** begin PROVIDED RECORDS **

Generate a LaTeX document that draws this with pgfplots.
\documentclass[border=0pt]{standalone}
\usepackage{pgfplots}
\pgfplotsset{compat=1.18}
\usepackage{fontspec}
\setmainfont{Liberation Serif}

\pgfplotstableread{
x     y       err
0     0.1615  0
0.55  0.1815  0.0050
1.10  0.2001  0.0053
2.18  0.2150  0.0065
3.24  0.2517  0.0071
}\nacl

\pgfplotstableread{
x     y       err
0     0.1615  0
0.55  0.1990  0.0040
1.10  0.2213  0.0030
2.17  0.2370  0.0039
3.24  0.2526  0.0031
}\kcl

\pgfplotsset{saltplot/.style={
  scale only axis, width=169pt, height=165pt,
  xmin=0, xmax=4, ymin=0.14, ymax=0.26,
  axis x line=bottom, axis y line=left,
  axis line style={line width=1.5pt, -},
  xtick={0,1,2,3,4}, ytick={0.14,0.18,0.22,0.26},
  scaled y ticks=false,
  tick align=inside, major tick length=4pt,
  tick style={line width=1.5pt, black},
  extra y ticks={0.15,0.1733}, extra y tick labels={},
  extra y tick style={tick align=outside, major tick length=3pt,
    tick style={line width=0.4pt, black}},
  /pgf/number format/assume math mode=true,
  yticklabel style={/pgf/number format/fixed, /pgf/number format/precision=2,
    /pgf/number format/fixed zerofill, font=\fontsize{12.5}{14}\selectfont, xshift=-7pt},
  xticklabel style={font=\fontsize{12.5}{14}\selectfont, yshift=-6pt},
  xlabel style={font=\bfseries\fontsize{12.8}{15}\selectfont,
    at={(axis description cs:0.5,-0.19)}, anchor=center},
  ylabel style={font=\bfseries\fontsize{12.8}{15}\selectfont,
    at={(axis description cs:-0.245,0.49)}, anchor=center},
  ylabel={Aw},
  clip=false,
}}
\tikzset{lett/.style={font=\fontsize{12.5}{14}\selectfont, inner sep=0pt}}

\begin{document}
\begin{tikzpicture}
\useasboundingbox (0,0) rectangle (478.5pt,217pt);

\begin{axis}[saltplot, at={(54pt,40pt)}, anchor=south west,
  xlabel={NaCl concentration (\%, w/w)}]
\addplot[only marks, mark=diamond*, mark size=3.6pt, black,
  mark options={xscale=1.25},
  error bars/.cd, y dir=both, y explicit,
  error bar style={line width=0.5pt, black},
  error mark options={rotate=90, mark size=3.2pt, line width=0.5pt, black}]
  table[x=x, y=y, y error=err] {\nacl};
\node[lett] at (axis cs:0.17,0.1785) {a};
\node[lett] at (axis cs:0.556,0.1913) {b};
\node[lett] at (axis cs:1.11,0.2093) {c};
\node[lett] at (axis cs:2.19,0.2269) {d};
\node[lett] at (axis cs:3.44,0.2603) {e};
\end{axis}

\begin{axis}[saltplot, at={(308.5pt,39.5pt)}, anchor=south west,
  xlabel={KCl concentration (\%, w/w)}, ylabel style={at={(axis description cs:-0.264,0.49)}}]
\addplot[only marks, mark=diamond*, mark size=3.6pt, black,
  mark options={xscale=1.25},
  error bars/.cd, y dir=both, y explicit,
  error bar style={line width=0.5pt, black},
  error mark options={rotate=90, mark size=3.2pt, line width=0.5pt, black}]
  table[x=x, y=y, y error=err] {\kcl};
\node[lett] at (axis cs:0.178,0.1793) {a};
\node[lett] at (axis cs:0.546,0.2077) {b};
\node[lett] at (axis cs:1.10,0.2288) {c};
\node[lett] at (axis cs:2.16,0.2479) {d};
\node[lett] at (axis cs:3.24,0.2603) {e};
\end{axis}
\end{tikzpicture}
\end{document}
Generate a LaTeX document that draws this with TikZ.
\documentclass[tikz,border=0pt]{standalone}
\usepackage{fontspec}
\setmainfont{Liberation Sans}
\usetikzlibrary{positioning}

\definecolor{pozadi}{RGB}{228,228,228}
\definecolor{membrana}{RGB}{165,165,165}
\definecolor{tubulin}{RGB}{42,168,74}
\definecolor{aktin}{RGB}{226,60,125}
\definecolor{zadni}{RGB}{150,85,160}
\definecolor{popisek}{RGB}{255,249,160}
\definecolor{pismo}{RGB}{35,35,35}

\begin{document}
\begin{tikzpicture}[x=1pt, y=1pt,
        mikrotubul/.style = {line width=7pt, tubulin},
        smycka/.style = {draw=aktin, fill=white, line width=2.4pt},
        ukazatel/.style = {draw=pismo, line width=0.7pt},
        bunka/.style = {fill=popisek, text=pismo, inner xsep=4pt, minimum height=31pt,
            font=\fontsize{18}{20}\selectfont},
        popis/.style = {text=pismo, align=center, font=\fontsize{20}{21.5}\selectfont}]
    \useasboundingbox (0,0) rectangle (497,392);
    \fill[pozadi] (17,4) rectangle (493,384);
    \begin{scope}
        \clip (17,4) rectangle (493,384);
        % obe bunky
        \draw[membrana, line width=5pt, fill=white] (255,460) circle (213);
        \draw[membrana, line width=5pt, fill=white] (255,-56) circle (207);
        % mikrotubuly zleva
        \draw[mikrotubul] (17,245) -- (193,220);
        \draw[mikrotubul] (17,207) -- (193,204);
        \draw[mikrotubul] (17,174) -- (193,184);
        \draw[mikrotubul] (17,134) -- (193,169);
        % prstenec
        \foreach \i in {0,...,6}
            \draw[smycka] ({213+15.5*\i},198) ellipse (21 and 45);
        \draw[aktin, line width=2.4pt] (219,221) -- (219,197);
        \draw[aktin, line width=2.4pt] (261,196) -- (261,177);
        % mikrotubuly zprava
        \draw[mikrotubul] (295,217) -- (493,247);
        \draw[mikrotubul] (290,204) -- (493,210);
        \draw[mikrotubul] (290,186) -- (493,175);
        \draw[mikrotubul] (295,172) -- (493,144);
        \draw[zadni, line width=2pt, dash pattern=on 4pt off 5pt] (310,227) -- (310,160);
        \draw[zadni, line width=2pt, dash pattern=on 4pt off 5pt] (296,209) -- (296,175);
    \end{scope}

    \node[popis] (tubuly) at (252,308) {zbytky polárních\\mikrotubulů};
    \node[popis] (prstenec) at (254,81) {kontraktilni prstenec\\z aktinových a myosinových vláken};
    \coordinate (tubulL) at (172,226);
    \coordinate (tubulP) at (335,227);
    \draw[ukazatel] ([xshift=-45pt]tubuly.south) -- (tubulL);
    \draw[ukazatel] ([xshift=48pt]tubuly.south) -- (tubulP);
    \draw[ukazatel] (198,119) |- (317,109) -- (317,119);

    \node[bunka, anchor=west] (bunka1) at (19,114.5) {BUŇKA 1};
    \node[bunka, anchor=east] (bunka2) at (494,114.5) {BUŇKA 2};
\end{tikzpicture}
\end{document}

** end PROVIDED RECORDS **

EXERCISE INSTRUCTIONS: Quote every record above exactly.

EXERCISE SOLUTION:
Generate a LaTeX document that draws this with pgfplots.
\documentclass[border=0pt]{standalone}
\usepackage{pgfplots}
\pgfplotsset{compat=1.18}
\usepackage{fontspec}
\setmainfont{Liberation Serif}

\pgfplotstableread{
x     y       err
0     0.1615  0
0.55  0.1815  0.0050
1.10  0.2001  0.0053
2.18  0.2150  0.0065
3.24  0.2517  0.0071
}\nacl

\pgfplotstableread{
x     y       err
0     0.1615  0
0.55  0.1990  0.0040
1.10  0.2213  0.0030
2.17  0.2370  0.0039
3.24  0.2526  0.0031
}\kcl

\pgfplotsset{saltplot/.style={
  scale only axis, width=169pt, height=165pt,
  xmin=0, xmax=4, ymin=0.14, ymax=0.26,
  axis x line=bottom, axis y line=left,
  axis line style={line width=1.5pt, -},
  xtick={0,1,2,3,4}, ytick={0.14,0.18,0.22,0.26},
  scaled y ticks=false,
  tick align=inside, major tick length=4pt,
  tick style={line width=1.5pt, black},
  extra y ticks={0.15,0.1733}, extra y tick labels={},
  extra y tick style={tick align=outside, major tick length=3pt,
    tick style={line width=0.4pt, black}},
  /pgf/number format/assume math mode=true,
  yticklabel style={/pgf/number format/fixed, /pgf/number format/precision=2,
    /pgf/number format/fixed zerofill, font=\fontsize{12.5}{14}\selectfont, xshift=-7pt},
  xticklabel style={font=\fontsize{12.5}{14}\selectfont, yshift=-6pt},
  xlabel style={font=\bfseries\fontsize{12.8}{15}\selectfont,
    at={(axis description cs:0.5,-0.19)}, anchor=center},
  ylabel style={font=\bfseries\fontsize{12.8}{15}\selectfont,
    at={(axis description cs:-0.245,0.49)}, anchor=center},
  ylabel={Aw},
  clip=false,
}}
\tikzset{lett/.style={font=\fontsize{12.5}{14}\selectfont, inner sep=0pt}}

\begin{document}
\begin{tikzpicture}
\useasboundingbox (0,0) rectangle (478.5pt,217pt);

\begin{axis}[saltplot, at={(54pt,40pt)}, anchor=south west,
  xlabel={NaCl concentration (\%, w/w)}]
\addplot[only marks, mark=diamond*, mark size=3.6pt, black,
  mark options={xscale=1.25},
  error bars/.cd, y dir=both, y explicit,
  error bar style={line width=0.5pt, black},
  error mark options={rotate=90, mark size=3.2pt, line width=0.5pt, black}]
  table[x=x, y=y, y error=err] {\nacl};
\node[lett] at (axis cs:0.17,0.1785) {a};
\node[lett] at (axis cs:0.556,0.1913) {b};
\node[lett] at (axis cs:1.11,0.2093) {c};
\node[lett] at (axis cs:2.19,0.2269) {d};
\node[lett] at (axis cs:3.44,0.2603) {e};
\end{axis}

\begin{axis}[saltplot, at={(308.5pt,39.5pt)}, anchor=south west,
  xlabel={KCl concentration (\%, w/w)}, ylabel style={at={(axis description cs:-0.264,0.49)}}]
\addplot[only marks, mark=diamond*, mark size=3.6pt, black,
  mark options={xscale=1.25},
  error bars/.cd, y dir=both, y explicit,
  error bar style={line width=0.5pt, black},
  error mark options={rotate=90, mark size=3.2pt, line width=0.5pt, black}]
  table[x=x, y=y, y error=err] {\kcl};
\node[lett] at (axis cs:0.178,0.1793) {a};
\node[lett] at (axis cs:0.546,0.2077) {b};
\node[lett] at (axis cs:1.10,0.2288) {c};
\node[lett] at (axis cs:2.16,0.2479) {d};
\node[lett] at (axis cs:3.24,0.2603) {e};
\end{axis}
\end{tikzpicture}
\end{document}
Generate a LaTeX document that draws this with TikZ.
\documentclass[tikz,border=0pt]{standalone}
\usepackage{fontspec}
\setmainfont{Liberation Sans}
\usetikzlibrary{positioning}

\definecolor{pozadi}{RGB}{228,228,228}
\definecolor{membrana}{RGB}{165,165,165}
\definecolor{tubulin}{RGB}{42,168,74}
\definecolor{aktin}{RGB}{226,60,125}
\definecolor{zadni}{RGB}{150,85,160}
\definecolor{popisek}{RGB}{255,249,160}
\definecolor{pismo}{RGB}{35,35,35}

\begin{document}
\begin{tikzpicture}[x=1pt, y=1pt,
        mikrotubul/.style = {line width=7pt, tubulin},
        smycka/.style = {draw=aktin, fill=white, line width=2.4pt},
        ukazatel/.style = {draw=pismo, line width=0.7pt},
        bunka/.style = {fill=popisek, text=pismo, inner xsep=4pt, minimum height=31pt,
            font=\fontsize{18}{20}\selectfont},
        popis/.style = {text=pismo, align=center, font=\fontsize{20}{21.5}\selectfont}]
    \useasboundingbox (0,0) rectangle (497,392);
    \fill[pozadi] (17,4) rectangle (493,384);
    \begin{scope}
        \clip (17,4) rectangle (493,384);
        % obe bunky
        \draw[membrana, line width=5pt, fill=white] (255,460) circle (213);
        \draw[membrana, line width=5pt, fill=white] (255,-56) circle (207);
        % mikrotubuly zleva
        \draw[mikrotubul] (17,245) -- (193,220);
        \draw[mikrotubul] (17,207) -- (193,204);
        \draw[mikrotubul] (17,174) -- (193,184);
        \draw[mikrotubul] (17,134) -- (193,169);
        % prstenec
        \foreach \i in {0,...,6}
            \draw[smycka] ({213+15.5*\i},198) ellipse (21 and 45);
        \draw[aktin, line width=2.4pt] (219,221) -- (219,197);
        \draw[aktin, line width=2.4pt] (261,196) -- (261,177);
        % mikrotubuly zprava
        \draw[mikrotubul] (295,217) -- (493,247);
        \draw[mikrotubul] (290,204) -- (493,210);
        \draw[mikrotubul] (290,186) -- (493,175);
        \draw[mikrotubul] (295,172) -- (493,144);
        \draw[zadni, line width=2pt, dash pattern=on 4pt off 5pt] (310,227) -- (310,160);
        \draw[zadni, line width=2pt, dash pattern=on 4pt off 5pt] (296,209) -- (296,175);
    \end{scope}

    \node[popis] (tubuly) at (252,308) {zbytky polárních\\mikrotubulů};
    \node[popis] (prstenec) at (254,81) {kontraktilni prstenec\\z aktinových a myosinových vláken};
    \coordinate (tubulL) at (172,226);
    \coordinate (tubulP) at (335,227);
    \draw[ukazatel] ([xshift=-45pt]tubuly.south) -- (tubulL);
    \draw[ukazatel] ([xshift=48pt]tubuly.south) -- (tubulP);
    \draw[ukazatel] (198,119) |- (317,109) -- (317,119);

    \node[bunka, anchor=west] (bunka1) at (19,114.5) {BUŇKA 1};
    \node[bunka, anchor=east] (bunka2) at (494,114.5) {BUŇKA 2};
\end{tikzpicture}
\end{document}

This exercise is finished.